As we cannot hear Franz Liszt himself play, the many recordings and piano rolls made by his former pupils are looked upon in some circles as particularly valuable documents in regard to what vestige they may contain of Liszt's own playing. Liszt's very method of teaching, which emphasized the individuality of a given student and often consisted of no more than the master re-playing himself, with comments, a piece played by the pupil, seems to have discouraged the very notion of a player walking home with Liszt's technique transferred directly to his or her fingers. Nevertheless, there are pianists among Liszt's progeny who were identified by their peers as sounding particularly like Liszt; namely Arthur Friedheim, who acted as Liszt's private secretary in his last years, and Portuguese composer-pianist José Vianna da Motta. The recordings featured on Symposium's The Pupils of Liszt: da Motta -- Friedheim have been reissued on CD before; Friedheim on a Pearl collection issued in the 1990s and swiftly deleted, and Vianna da Motta on a poor Dante release from about 1996, likewise long gone. The advantage of having the English label Symposium address these artists is the honesty and clarity of the transfers and the fact that the label only ever uses original discs; the collections of Adelina Patti and the conducting of Franz Schreker are essential packages of these historic artists.

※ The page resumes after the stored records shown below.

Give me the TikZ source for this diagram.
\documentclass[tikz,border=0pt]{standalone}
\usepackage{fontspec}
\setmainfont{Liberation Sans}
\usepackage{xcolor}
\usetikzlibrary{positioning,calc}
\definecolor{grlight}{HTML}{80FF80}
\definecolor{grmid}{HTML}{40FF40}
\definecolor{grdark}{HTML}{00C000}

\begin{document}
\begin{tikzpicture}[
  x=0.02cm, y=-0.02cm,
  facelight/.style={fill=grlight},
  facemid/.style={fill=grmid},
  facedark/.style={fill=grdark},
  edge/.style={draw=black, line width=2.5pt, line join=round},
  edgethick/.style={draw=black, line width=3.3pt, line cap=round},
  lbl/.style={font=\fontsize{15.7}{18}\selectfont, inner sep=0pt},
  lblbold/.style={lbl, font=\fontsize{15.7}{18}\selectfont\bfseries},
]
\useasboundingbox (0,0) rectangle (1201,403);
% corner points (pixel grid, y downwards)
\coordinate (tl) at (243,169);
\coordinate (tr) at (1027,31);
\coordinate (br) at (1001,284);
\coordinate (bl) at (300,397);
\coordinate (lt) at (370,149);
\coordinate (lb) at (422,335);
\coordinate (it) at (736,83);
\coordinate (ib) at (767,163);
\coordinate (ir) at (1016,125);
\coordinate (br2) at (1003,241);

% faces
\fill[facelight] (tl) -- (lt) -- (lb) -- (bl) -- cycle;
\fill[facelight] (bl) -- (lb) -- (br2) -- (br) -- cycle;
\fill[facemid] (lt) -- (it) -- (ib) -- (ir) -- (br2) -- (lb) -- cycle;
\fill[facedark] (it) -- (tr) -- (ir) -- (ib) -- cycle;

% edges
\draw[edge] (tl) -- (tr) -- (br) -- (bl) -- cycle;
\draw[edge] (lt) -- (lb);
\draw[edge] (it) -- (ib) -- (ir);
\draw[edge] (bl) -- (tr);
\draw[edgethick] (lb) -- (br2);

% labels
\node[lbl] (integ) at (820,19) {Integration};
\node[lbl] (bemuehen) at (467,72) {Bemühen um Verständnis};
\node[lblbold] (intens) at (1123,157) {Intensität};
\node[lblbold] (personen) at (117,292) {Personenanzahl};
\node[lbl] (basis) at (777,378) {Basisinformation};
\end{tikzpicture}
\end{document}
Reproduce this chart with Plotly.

By comparison, this disc is a little disappointing. The liner notes are not well written or particularly helpful and are filled with unqualified statements of various kinds. The idea that "comments on Friedheim's records have been generally dismissive" might have been true in the 1960s, but these artifacts are regarded by those in the know as being some of the most historically important acoustic recordings of the piano, in a league with the records of Brahms, Debussy, Saint-Saëns, and Alfred Cortot's acoustics. How else can one hear a pianist in 1912, whose heritage of training stretches back to Czerny and thus to Beethoven himself, play the Adagio sostenuto from Beethoven's Moonlight Sonata at classical tempo? And, unlike the Patti and Schreker collections mentioned above, this collection does not include the complete output on disc of these artists; Friedheim also made little 5" Emerson records, trying to cram a whole Liszt Hungarian Rhapsody into four minutes' playing time. One could easily forgive their omission, but what of the sensational -- although poor in quality -- recording of Vianna da Motta's surviving broadcast of Liszt's Totentanz? Likewise, the inferior take of the two extant recordings of Friedheim's interpretation of Chopin's "Funeral March" from the B flat minor Sonata is utilized here; the Pearl issue contained both. The transfers are a little below Symposium's usual standard, and blasting is a pervasive problem in both Vianna da Motta's Pathés and Friedheim's Columbias.
In sum, Symposium's The Pupils of Liszt: da Motta -- Friedheim is okay for those who need to hear the records of these pianists, but the field is still wide open to other producers who might try to survey their work, hopefully under separate cover; this package is far from being the definitive word on the subject.